- Coat of arms
- Historical province of Uusimaa in blue (borders of the modern regions in yellow)
- Country: Finland Sweden (before 1809)
- Regions: Uusimaa Part of Kymenlaakso

= Uusimaa (historical province) =

Historical province of Finland

Uusimaa (Nyland; lit. 'new land') is a historical province in the south of Finland. It borders Finland Proper, Tavastia, Savonia, and Karelia. From the Middle Ages to 1809, most of the present-day Finland was a part of Sweden. Uusimaa was thus also included among the historical Swedish provinces. The modern province of Uusimaa is included within the borders of the historical province.

==History==
Along with the rest of southern and western Finland, Uusimaa was ruled by the Kingdom of Sweden from the 12th or 13th century onwards. Coastal Uusimaa had earlier been semi-deserted, but was soon populated by Swedish settlers.

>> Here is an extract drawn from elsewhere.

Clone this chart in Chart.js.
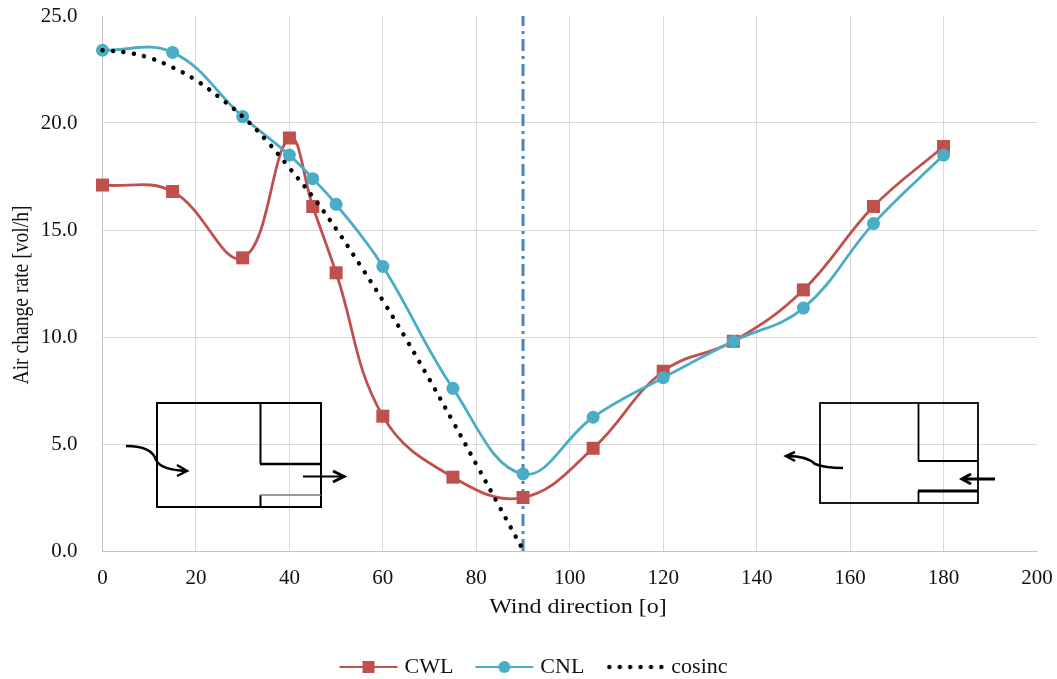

All the provinces of Finland were ceded to Russia in September 1809, after the 1808-1809 Finnish War. Uusimaa became Uudenmaan lääni in the old lääni (province) system until 1997, when it was merged into the new administrative province of Southern Finland. In 2010 the administrative provinces were abolished and Uusimaa was divided between two new regions of Finland, Uusimaa and Eastern Uusimaa. However, this arrangement lasted for only one year, and in 2011 Eastern Uusimaa was merged into Uusimaa, which now forms a single administrative unit once again.

==Culture==
Historically, coastal Uusimaa was a Swedish-speaking area. However, the capital of Finland, Helsinki, and most of the other towns in Uusimaa now have Finnish-speaking majorities.

==Heraldry==

The arms of Uusimaa were granted at the burial of Gustav I of Sweden in 1560. The arms are crowned by a count's coronet, though by Finnish tradition this more resembles a Swedish baronial coronet. Blazon: "Azure, between two bars wavy Argent, a boat Or with rudder."